> **GIVEN TASK**
Exactly repeat the material, dropping only the pictures.

> **DATASET CONTENT**

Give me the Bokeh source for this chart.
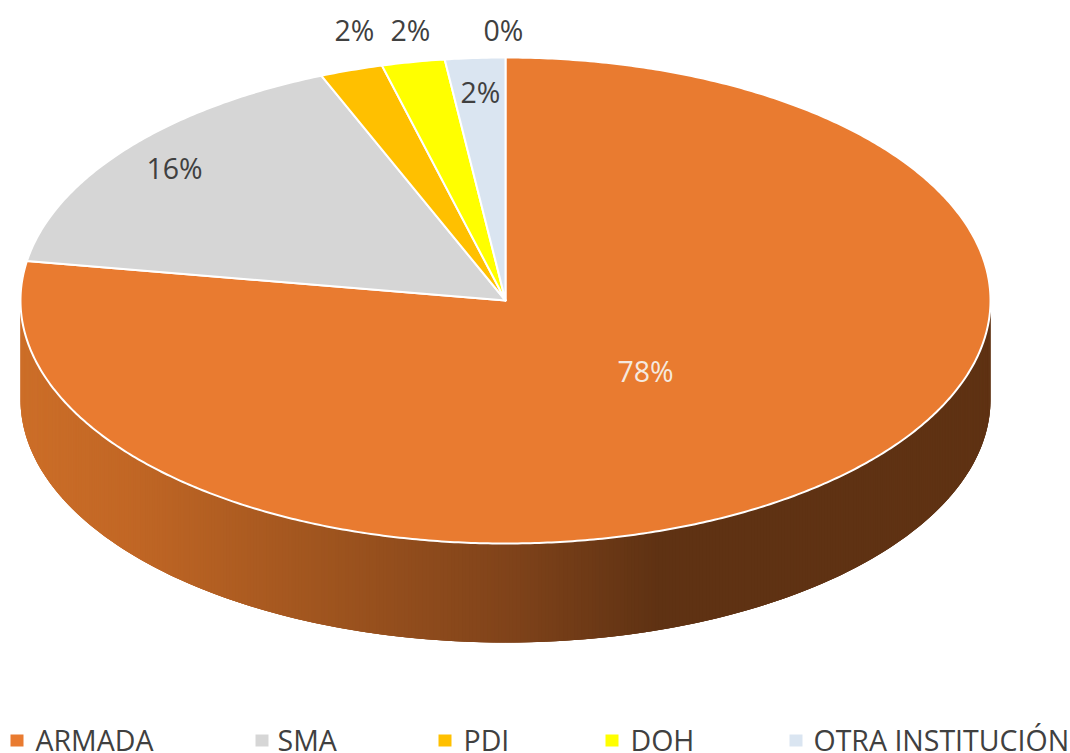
import numpy as np
from bokeh.plotting import figure
from bokeh.models import Range1d, ColumnDataSource
from bokeh.core.properties import value
from bokeh.embed import file_html
from bokeh.resources import INLINE

categories = ["ARMADA", "SMA", "PDI", "DOH", "OTRA INSTITUCIÓN"]
shares = [77.6, 16.2, 2.1, 2.1, 2.0]
colors = ["#E97B30", "#D6D6D6", "#FFC000", "#FFFF00", "#DAE5F1"]
label_texts = ["78%", "16%", "2%", "2%", "2%", "0%"]
label_colors = ["#F5E9DF", "#404040", "#404040", "#404040", "#404040", "#404040"]
label_x = [645, 174, 354, 410, 480, 503]
label_y = [370.5, 167.5, 29.5, 29.5, 91.5, 29.5]
legend_sq_x = [16.5, 261.5, 444.5, 611.5, 795.5]
legend_text_x = [35, 277, 463, 630, 813]

cx, cy, rx, ry = 505, 300, 485, 243
depth = 99
grad_x = [20, 120, 300, 500, 650, 990]
grad_r = [204, 194, 162, 128, 95, 95]
grad_g = [110, 103, 86, 67, 50, 50]
grad_b = [40, 37, 31, 26, 19, 19]

WIDTH, HEIGHT = 1070, 753
p = figure(width=WIDTH, height=HEIGHT, x_range=Range1d(0, WIDTH), y_range=Range1d(HEIGHT, 0),
           output_backend="svg", toolbar_location=None, min_border=0)
p.axis.visible = False
p.grid.visible = False
p.outline_line_color = None
p.background_fill_color = "white"


def pt(frac):
    a = 2 * np.pi * frac
    return cx + rx * np.sin(a), cy - ry * np.cos(a)


# Front wall of the disc: overlapping strips, painted from right to left, carry the shading
front = np.linspace(0.25, 0.75, 421)
sx, sy = pt(front)
xs, ys, fc = [], [], []
for i in range(len(front) - 1):
    j = max(i - 2, 0)
    xs.append([sx[j], sx[i + 1], sx[i + 1], sx[j]])
    ys.append([sy[j], sy[i + 1], sy[i + 1] + depth, sy[j] + depth])
    m = (sx[i] + sx[i + 1]) / 2
    fc.append("#%02x%02x%02x" % (round(np.interp(m, grad_x, grad_r)),
                                 round(np.interp(m, grad_x, grad_g)),
                                 round(np.interp(m, grad_x, grad_b))))
p.patches(xs, ys, fill_color=fc, line_color=None)

# Top face, from the shares
edges = np.cumsum([0] + shares) / sum(shares)
tx, ty = [], []
for a, b in zip(edges[:-1], edges[1:]):
    t = np.linspace(a, b, max(int((b - a) * 720), 6))
    ex, ey = pt(t)
    tx.append([cx] + list(ex))
    ty.append([cy] + list(ey))
p.patches(tx, ty, fill_color=colors, line_color="#FFFFFF", line_width=2, line_join="round")

# Data labels
src = ColumnDataSource(dict(x=label_x, y=label_y, t=label_texts, c=label_colors))
p.text(x="x", y="y", text="t", text_color="c", source=src, text_font=value("Open Sans"),
       text_font_size="28.5px", text_align="center", text_baseline="middle")

# Legend
p.rect(x=legend_sq_x, y=[740] * 5, width=13, height=12, fill_color=colors, line_color=None)
p.text(x=legend_text_x, y=[739] * 5, text=categories, text_color="#404040", text_font=value("Open Sans"),
       text_font_size="28.5px", text_align="left", text_baseline="middle")

open("out.html", "w").write(file_html(p, INLINE))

> **EXERCISE SOLUTION**
Give me the Bokeh source for this chart.
import numpy as np
from bokeh.plotting import figure
from bokeh.models import Range1d, ColumnDataSource
from bokeh.core.properties import value
from bokeh.embed import file_html
from bokeh.resources import INLINE

categories = ["ARMADA", "SMA", "PDI", "DOH", "OTRA INSTITUCIÓN"]
shares = [77.6, 16.2, 2.1, 2.1, 2.0]
colors = ["#E97B30", "#D6D6D6", "#FFC000", "#FFFF00", "#DAE5F1"]
label_texts = ["78%", "16%", "2%", "2%", "2%", "0%"]
label_colors = ["#F5E9DF", "#404040", "#404040", "#404040", "#404040", "#404040"]
label_x = [645, 174, 354, 410, 480, 503]
label_y = [370.5, 167.5, 29.5, 29.5, 91.5, 29.5]
legend_sq_x = [16.5, 261.5, 444.5, 611.5, 795.5]
legend_text_x = [35, 277, 463, 630, 813]

cx, cy, rx, ry = 505, 300, 485, 243
depth = 99
grad_x = [20, 120, 300, 500, 650, 990]
grad_r = [204, 194, 162, 128, 95, 95]
grad_g = [110, 103, 86, 67, 50, 50]
grad_b = [40, 37, 31, 26, 19, 19]

WIDTH, HEIGHT = 1070, 753
p = figure(width=WIDTH, height=HEIGHT, x_range=Range1d(0, WIDTH), y_range=Range1d(HEIGHT, 0),
           output_backend="svg", toolbar_location=None, min_border=0)
p.axis.visible = False
p.grid.visible = False
p.outline_line_color = None
p.background_fill_color = "white"


def pt(frac):
    a = 2 * np.pi * frac
    return cx + rx * np.sin(a), cy - ry * np.cos(a)


# Front wall of the disc: overlapping strips, painted from right to left, carry the shading
front = np.linspace(0.25, 0.75, 421)
sx, sy = pt(front)
xs, ys, fc = [], [], []
for i in range(len(front) - 1):
    j = max(i - 2, 0)
    xs.append([sx[j], sx[i + 1], sx[i + 1], sx[j]])
    ys.append([sy[j], sy[i + 1], sy[i + 1] + depth, sy[j] + depth])
    m = (sx[i] + sx[i + 1]) / 2
    fc.append("#%02x%02x%02x" % (round(np.interp(m, grad_x, grad_r)),
                                 round(np.interp(m, grad_x, grad_g)),
                                 round(np.interp(m, grad_x, grad_b))))
p.patches(xs, ys, fill_color=fc, line_color=None)

# Top face, from the shares
edges = np.cumsum([0] + shares) / sum(shares)
tx, ty = [], []
for a, b in zip(edges[:-1], edges[1:]):
    t = np.linspace(a, b, max(int((b - a) * 720), 6))
    ex, ey = pt(t)
    tx.append([cx] + list(ex))
    ty.append([cy] + list(ey))
p.patches(tx, ty, fill_color=colors, line_color="#FFFFFF", line_width=2, line_join="round")

# Data labels
src = ColumnDataSource(dict(x=label_x, y=label_y, t=label_texts, c=label_colors))
p.text(x="x", y="y", text="t", text_color="c", source=src, text_font=value("Open Sans"),
       text_font_size="28.5px", text_align="center", text_baseline="middle")

# Legend
p.rect(x=legend_sq_x, y=[740] * 5, width=13, height=12, fill_color=colors, line_color=None)
p.text(x=legend_text_x, y=[739] * 5, text=categories, text_color="#404040", text_font=value("Open Sans"),
       text_font_size="28.5px", text_align="left", text_baseline="middle")

open("out.html", "w").write(file_html(p, INLINE))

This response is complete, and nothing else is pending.